Catherine Sinclair Monument
When I lived in the New Town I was not aware of this edifice. However, having driven past it many times over the past few years, mainly after dark, I have become intrigued as to what it represented. Today I persuaded Mr Flum to stop the car and allow me a few photos of it, following up with a detailed study of the closeup photos of the script and an internet search.
This is what I have learned:-
It is a memorial to Catherine Sinclair, standing on the corner of North Charlotte Street and St. Colme Street (towards the west of Queen Street).

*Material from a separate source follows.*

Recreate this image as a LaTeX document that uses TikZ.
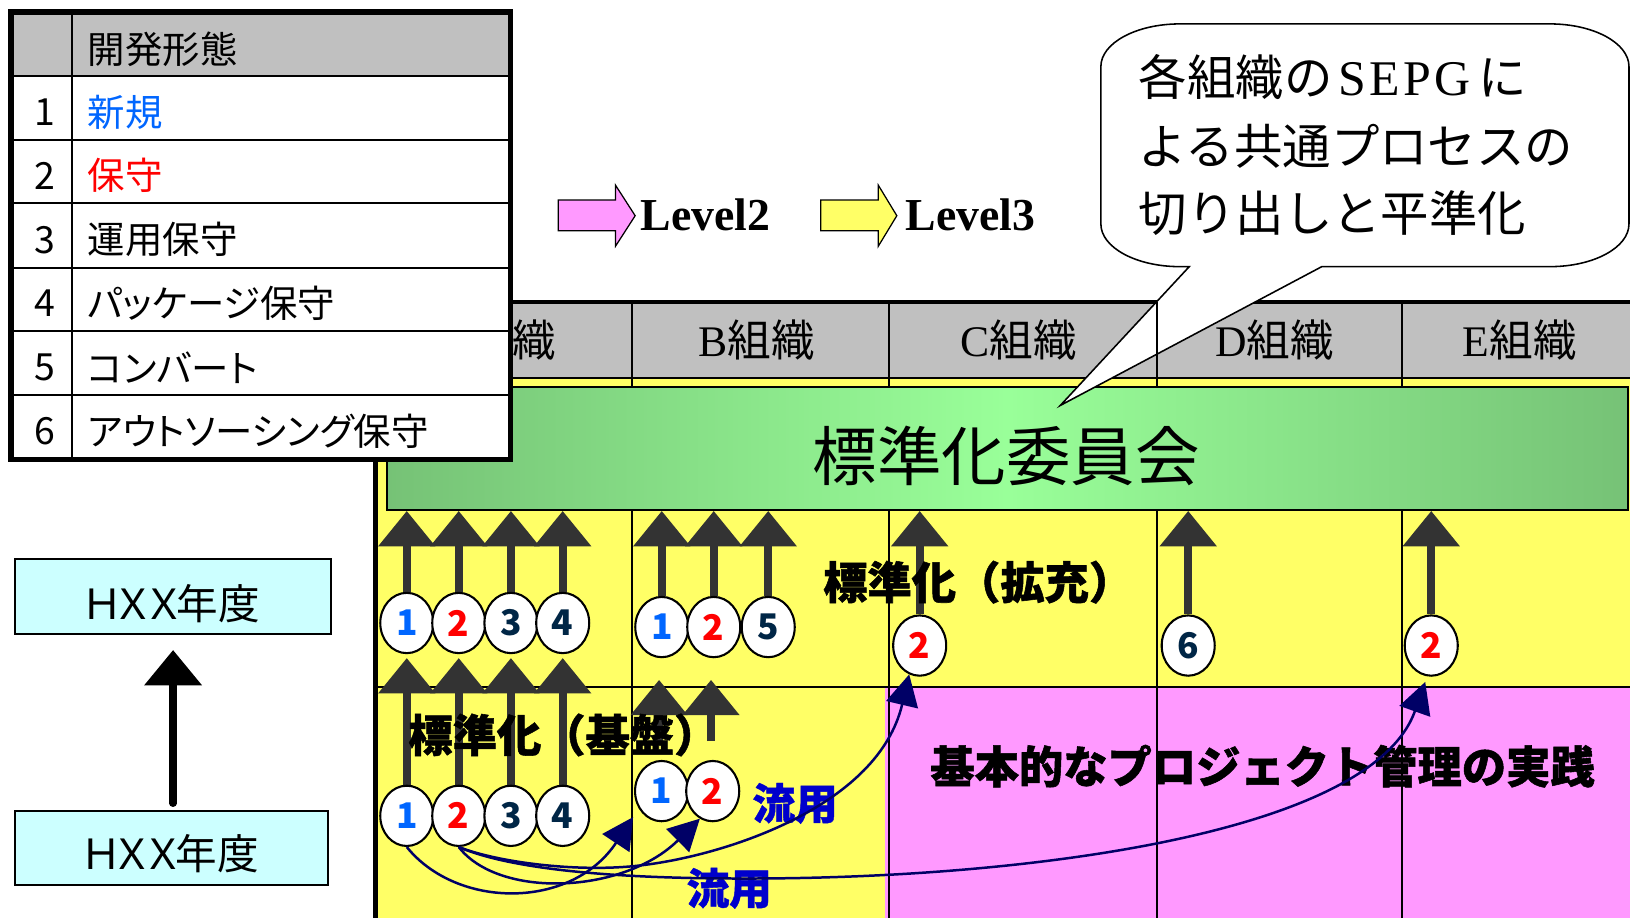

It is built in the style of a Victorian Gothic spire, was designed by Edinburgh architect David Bryce (1803 - 1876) and built by architect John Rhind (1836 - 1889) in 1866-1868.
The monument is grade A listed.
The full inscription reads (as far as I can make out):
Born 17 April 1800
Died 6 August 1864
She was the friend of all children and through her book "Holiday House" speaks to them still.
Besides success in her writings, which were many and popular, she was an early pioneer in philanthropy, her volunteer brigade for the boys of Leith was the first of its kind, she initiated Cooking Depots for working men, and erected the first Drinking fountain in Edinburgh, her Hall for lectures and her work amongst cabmen endeared her name to different sections of her fellow citizens.
This monument was raised by some of her many friends, the inscription except the name and dates was added in 1901 by her affectionate nephew
Sir Tollemache Sinclair Bart
of Ulbster Caithness-shire.
I have never heard of 'Holiday House' so must look out for a copy. Catherine died in Kensington and is buried at St John's Episcopal church in Edinburgh's West End.